Dating sux

Netflix’s new dystopian horror series ‘Osmosis’ shows a gay man in a high-tech search for love

Netflix Osmosis

Dating sucks. But what if there was a high-tech app that helped you use first-hand experience to find true love—would you use it?

Before you answer, you might want to check out Osmosis, a Netflix original series that explores this very question.

The series, which premieres March 29, is French-language dystopian thriller that follows several Parisians—one of whom is a gay man—who use a dating service called Osmosis to try find their soulmates. The app consists of a wrist-implanted dial that allows people to track their romantic feelings along with a pill that helps track mood and physical responses.

That might sound great at first, but it turns out that Osmosis also causes digital hallucinations that could short circuit your brain and freak you the fugg out. That and, the entire system seems to have a meltdown because whoops. Osmosis also seems to have a big by only taking positive feelings into account, when real love isn’t always nice and happy. (Sometimes it feels like suffocating with a bag over your head.)

Related: Netflix’s new dating show includes same-sex couples of color, unlike mainstream TV

Either way, if some future tech peddler comes your way offering you a foolproof solution for finding a soulmate, you might want to think twice, as the trailer below illustrates:

Interestingly, last year Netflix introduced a similar concept in an episode of their dystopian horror series Black Mirror entitled “Hang the DJ.”
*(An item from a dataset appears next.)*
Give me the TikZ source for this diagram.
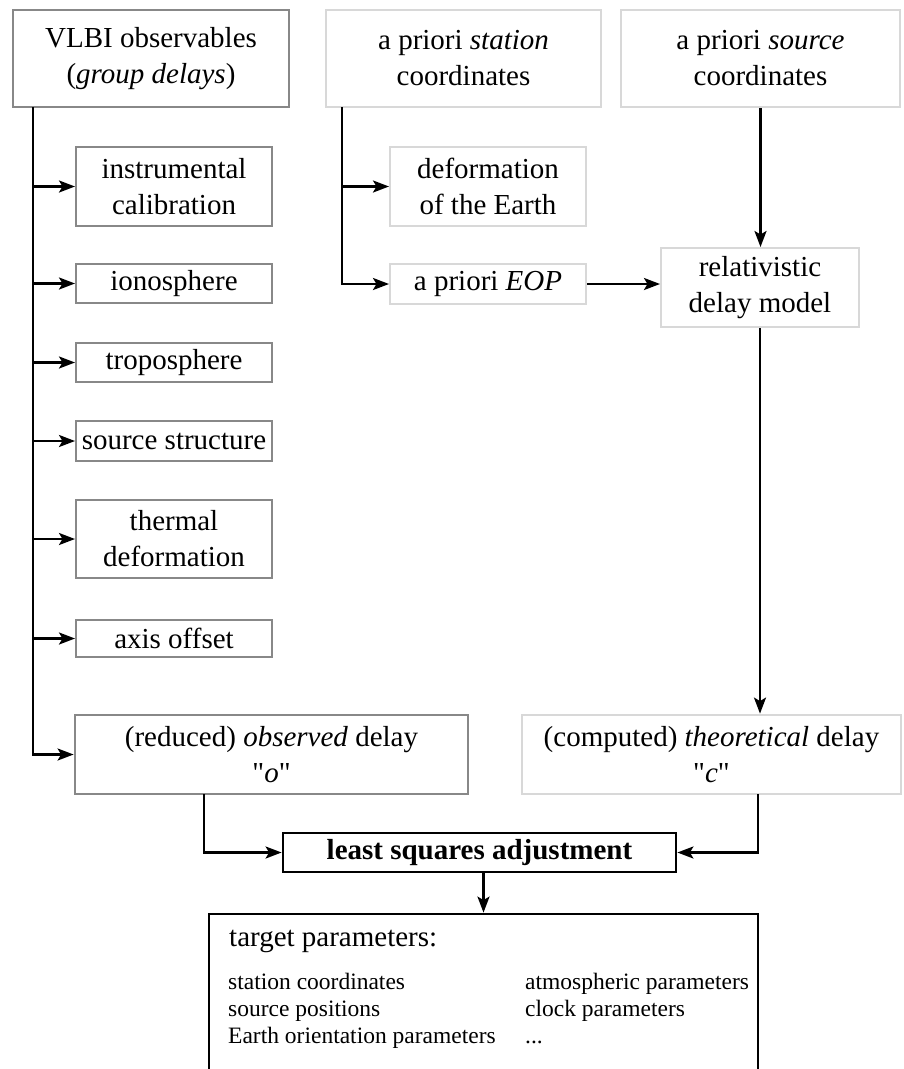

The episode was described as “an hour-long metaphor for dating,” in which:

Everyone lives in a community of young, relatively attractive people who have no jobs or other purpose in life than to serial date until they find “the chosen one.” The entire dating process is overseen by a somewhat cold handheld assistive device called a “coach” that tracks who you’ll be with and for how long, even if you have no actual interest in your partner.

Ultimately, the metaphor wears thin and the “coach” ends up being quite heartless and manipulative (this is Black Mirror after all). But it’ll be interesting to see how well Osmosis involves its gay character and whether he fares better than the straight guy and bi woman in “Hang the DJ.”